### EXERCISE OBJECTIVE
The lines from the top of the material through the line with "0.75, 1, 1.25];" are to be set down exactly. Leave the pictures out.

### INFORMATION SUPPLIED

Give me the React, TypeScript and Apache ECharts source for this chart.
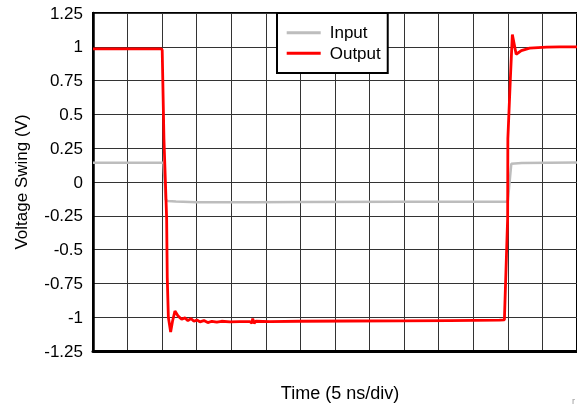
import React, { useEffect, useRef } from "react";
import * as echarts from "echarts";

const yTicks = [-1.25, -1, -0.75, -0.5, -0.25, 0, 0.25, 0.5, 0.75, 1, 1.25];

// time in ns (5 ns/div), value in V
const inputTime = [0, 10.2, 10.5, 10.8, 12, 15, 30, 45, 59.7, 60.0, 60.5, 62, 70];
const inputValue = [0.142, 0.142, -0.13, -0.14, -0.145, -0.15, -0.148, -0.147, -0.146, -0.14, 0.135, 0.14, 0.145];

const outputTime = [
  0, 9.9, 10.01, 10.26, 10.65, 10.74, 10.9, 11.23, 11.5, 11.85, 12.28, 12.82, 13.29, 13.73, 14.16,
  14.6, 15.03, 15.46, 16.04, 16.6, 17.2, 17.9, 18.6, 19.8, 21.2, 22.7, 22.98, 23.1, 23.3, 23.55,
  25.6, 29.9, 37.1, 44.4, 51.6, 58.8, 59.5, 59.97, 60.0, 60.36, 60.65, 61.2, 61.95, 63.15, 65.6,
  67.5, 70,
];
const outputValue = [
  0.985, 0.985, 0.975, 0.319, -0.267, -0.707, -1.0, -1.11, -1.03, -0.955, -0.99, -1.015, -1.005,
  -1.025, -1.01, -1.03, -1.02, -1.035, -1.025, -1.04, -1.03, -1.037, -1.03, -1.035, -1.033, -1.033,
  -1.045, -1.01, -1.045, -1.03, -1.032, -1.03, -1.028, -1.027, -1.025, -1.022, -1.02, -0.267, 0.319,
  0.76, 1.09, 0.945, 0.972, 0.99, 0.998, 1.0, 1.0,
];

const FONT = "'Liberation Sans', Arial, Helvetica, sans-serif";

export default function App() {
  const ref = useRef<HTMLDivElement>(null);
  useEffect(() => {
    if (!ref.current) return;
    const chart = echarts.init(ref.current, undefined, { renderer: "svg" });
    chart.setOption({
      animation: false,
      textStyle: { fontFamily: FONT },
      grid: {
        left: 93,
        top: 13,
        width: 484,
        height: 341,
        show: true,
        borderColor: "#000",
        borderWidth: 2,
      },
      legend: {
        orient: "vertical",
        left: 277,
        top: 13,
        backgroundColor: "#fff",
        borderColor: "#000",
        borderWidth: 2,
        padding: [9.7, 7, 9.7, 9.7],
        itemGap: 0.6,
        icon: "rect",
        itemWidth: 34,
        itemHeight: 3,
        textStyle: { fontSize: 17, color: "#000", lineHeight: 20, padding: [0, 0, 0, 4], fontFamily: FONT },
        data: ["Input", "Output"],
      },
      xAxis: {
        type: "value",
        min: 0,
        max: 70,
        interval: 5,
        name: "Time (5 ns/div)",
        nameLocation: "middle",
        nameGap: 33,
        nameTextStyle: { fontSize: 18, color: "#000", fontFamily: FONT, padding: [0, 0, 0, 10] },
        axisLabel: { show: false },
        axisTick: { show: false },
        axisLine: { show: true, onZero: false, lineStyle: { color: "#000", width: 3 } },
        splitLine: { show: true, lineStyle: { color: "#333", width: 1 } },
      },
      yAxis: {
        type: "value",
        min: yTicks[0],
        max: yTicks[yTicks.length - 1],
        interval: 0.25,
        name: "Voltage Swing (V)",
        nameLocation: "middle",
        nameGap: 63,
        nameTextStyle: { fontSize: 17, color: "#000", fontFamily: FONT },
        axisLabel: { fontSize: 17, color: "#000", margin: 10, fontFamily: FONT },
        axisTick: { show: false },
        axisLine: { show: true, onZero: false, lineStyle: { color: "#000", width: 2.5 } },
        splitLine: { show: true, lineStyle: { color: "#333", width: 1 } },
      },
      graphic: [
        {
          type: "text",
          left: 572,
          top: 396,
          style: { text: "r", fontSize: 9, fill: "#999", fontFamily: FONT },
        },
      ],
      series: [
        {
          name: "Input",
          type: "line",
          showSymbol: false,
          symbol: "none",
          color: "#bdbdbd",
          lineStyle: { color: "#bdbdbd", width: 2.5 },
          data: inputTime.map((t, i) => [t, inputValue[i]]),
        },
        {
          name: "Output",
          type: "line",
          showSymbol: false,
          symbol: "none",
          color: "#ff0000",
          lineStyle: { color: "#ff0000", width: 2.8 },
          data: outputTime.map((t, i) => [t, outputValue[i]]),
        },
      ],
    });
    return () => chart.dispose();
  }, []);
  return <div ref={ref} style={{ position: "fixed", left: 0, top: 0, width: 577, height: 407 }} />;
}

### PROBLEM SOLUTION
Give me the React, TypeScript and Apache ECharts source for this chart.
import React, { useEffect, useRef } from "react";
import * as echarts from "echarts";

const yTicks = [-1.25, -1, -0.75, -0.5, -0.25, 0, 0.25, 0.5, 0.75, 1, 1.25];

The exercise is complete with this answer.